Docstoc, the online document-sharing service aimed at small business users, is expanding the online store is it opened last summer to bring in individuals. The new service augments the partner marketplace, which is mainly intended for larger publishers in the small biz, legal and real estate markets, as well as the advertising DocStoc runs on the free section of the site, CEO Jason Nazar (image, left) told paidContent. The site is also adding tiered subscriptions. Users can sign up for a free “basic” membership, which lets them view all the site’s 8 million-plus documents. On the paid side, users can opt for the “pro” and “pro plus” rates.
In addition to viewing all the site’s docs, the “pro” level allows downloading that covers half-a-million docs, as well as access to 250-plus “premium” material. The “pro” rate costs $24.95 per month and also includes weekly “document packages.” The “pro plus” plan charges $11.95 per month — $143.40 annually — for all of the aforementioned benefits as well as unlimited online document storage and a completely ad-free experience.

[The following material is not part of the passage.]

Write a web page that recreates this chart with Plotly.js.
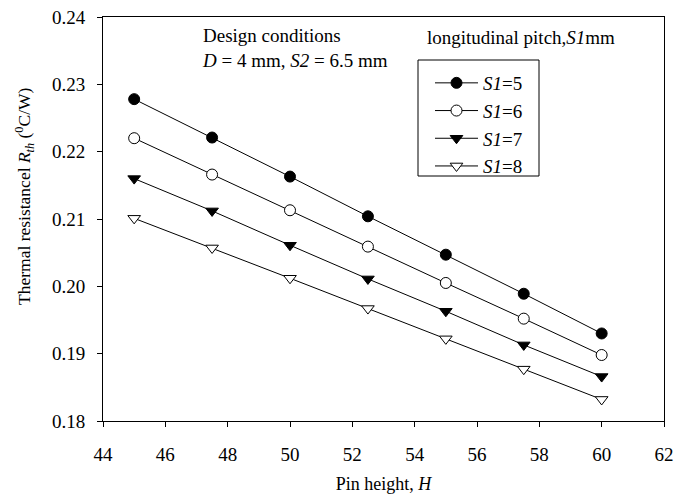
<!DOCTYPE html>
<html><head><meta charset="utf-8">
<script src="https://cdn.plot.ly/plotly-3.0.1.min.js"></script>
<style>html,body{margin:0;padding:0;background:#fff;}</style>
</head><body>
<div id="chart" style="width:676px;height:494px;"></div>
<script>
const pinHeight = [45, 47.5, 50, 52.5, 55, 57.5, 60];
const rS1_5 = [0.2278, 0.2221, 0.2163, 0.2104, 0.2047, 0.1989, 0.1930];
const rS1_6 = [0.2220, 0.2166, 0.2113, 0.2059, 0.2005, 0.1952, 0.1898];
const rS1_7 = [0.2160, 0.2112, 0.2061, 0.2011, 0.1963, 0.1913, 0.1866];
const rS1_8 = [0.2101, 0.2057, 0.2012, 0.1967, 0.1922, 0.1877, 0.1832];
const seriesNames = ['<i>S1</i>=5', '<i>S1</i>=6', '<i>S1</i>=7', '<i>S1</i>=8'];
const xTicks = [44, 46, 48, 50, 52, 54, 56, 58, 60, 62];
const yTicks = [0.18, 0.19, 0.20, 0.21, 0.22, 0.23, 0.24];

const font = '"Liberation Serif", "Times New Roman", Times, serif';
const markerDefs = [
  {symbol: 'circle', color: '#000', line: {color: '#000', width: 1}, size: 11},
  {symbol: 'circle', color: '#fff', line: {color: '#000', width: 1}, size: 11},
  {symbol: 'triangle-down', color: '#000', line: {color: '#000', width: 1}, size: 11},
  {symbol: 'triangle-down', color: '#fff', line: {color: '#000', width: 1}, size: 11}
];
const ys = [rS1_5, rS1_6, rS1_7, rS1_8];
const data = ys.map((y, i) => ({
  x: pinHeight, y: y, type: 'scatter', mode: 'lines+markers',
  name: seriesNames[i],
  line: {color: '#000', width: 1},
  marker: markerDefs[i]
}));

// plot area: x 103..664, y 17..421
const px = v => (v - 103) / 561;
const py = v => (421 - v) / 404;

const layout = {
  width: 676, height: 494,
  margin: {l: 103, r: 12, t: 17, b: 73},
  paper_bgcolor: '#fff', plot_bgcolor: '#fff',
  font: {family: font, size: 19, color: '#000'},
  showlegend: true,
  legend: {
    x: px(430), y: py(64), xanchor: 'left', yanchor: 'top',
    borderwidth: 0, bgcolor: 'rgba(0,0,0,0)',
    font: {family: font, size: 19, color: '#000'},
    itemwidth: 43, tracegroupgap: 0
  },
  shapes: [
    {type: 'rect', xref: 'paper', yref: 'paper', x0: px(418), x1: px(539), y0: py(176), y1: py(60),
     line: {color: '#000', width: 1}, fillcolor: 'rgba(0,0,0,0)'}
  ],
  xaxis: {
    range: [44, 62], tickvals: xTicks, ticks: 'outside', ticklen: 5, tickwidth: 1,
    tickcolor: '#000', showline: true, linecolor: '#000', linewidth: 1, mirror: true,
    showgrid: false, zeroline: false, ticklabelstandoff: 11,
    tickfont: {family: font, size: 19},
    title: {text: 'Pin height, <i>H</i>', font: {family: font, size: 18}, standoff: 13}
  },
  yaxis: {
    range: [0.18, 0.24], tickvals: yTicks, tickformat: '.2f', ticks: 'outside', ticklen: 5, tickwidth: 1,
    tickcolor: '#000', showline: true, linecolor: '#000', linewidth: 1, mirror: true,
    showgrid: false, zeroline: false, ticklabelstandoff: 8,
    tickfont: {family: font, size: 19}
  },
  annotations: [
    {xref: 'paper', yref: 'paper', x: px(25), y: py(196), xanchor: 'center', yanchor: 'middle', textangle: -90,
     text: 'Thermal resistancel <i>R<sub>th</sub></i> (<sup>0</sup>C/W)', showarrow: false, font: {family: font, size: 17.5}},
    {xref: 'paper', yref: 'paper', x: px(200), y: py(48), xanchor: 'left', yanchor: 'middle', align: 'left',
     text: 'Design conditions<br><i>D</i> = 4 mm, <i>S2</i> = 6.5 mm', showarrow: false, font: {family: font, size: 19}},
    {xref: 'paper', yref: 'paper', x: px(425), y: py(37), xanchor: 'left', yanchor: 'middle',
     text: 'longitudinal pitch,<i>S1</i>mm', showarrow: false, font: {family: font, size: 19}}
  ]
};
Plotly.newPlot('chart', data, layout, {staticPlot: true, displayModeBar: false});
</script>
</body></html>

Among the attributes of the new buying and selling system that are intended to attract a wave of smaller sellers, DocStoc will split revenues 50/50 with publishers and authors. On top of that, for the first 60 days an e-book goes on sale, DocStoc will let publishers keep 100 percent of the revenues. DocStoc will also let publishers and bloggers sell the documents from their own sites.
Like the larger document sharing site, Scribd, DocStoc believes it can capitalize on the wider adoption of e-readers. Unlike Scribd, which has been working on securing deals with major publishers like Simon & Schuster, DocStoc’s focus is a bit more narrow, which Nazar says allows it to target readers and sellers more easily.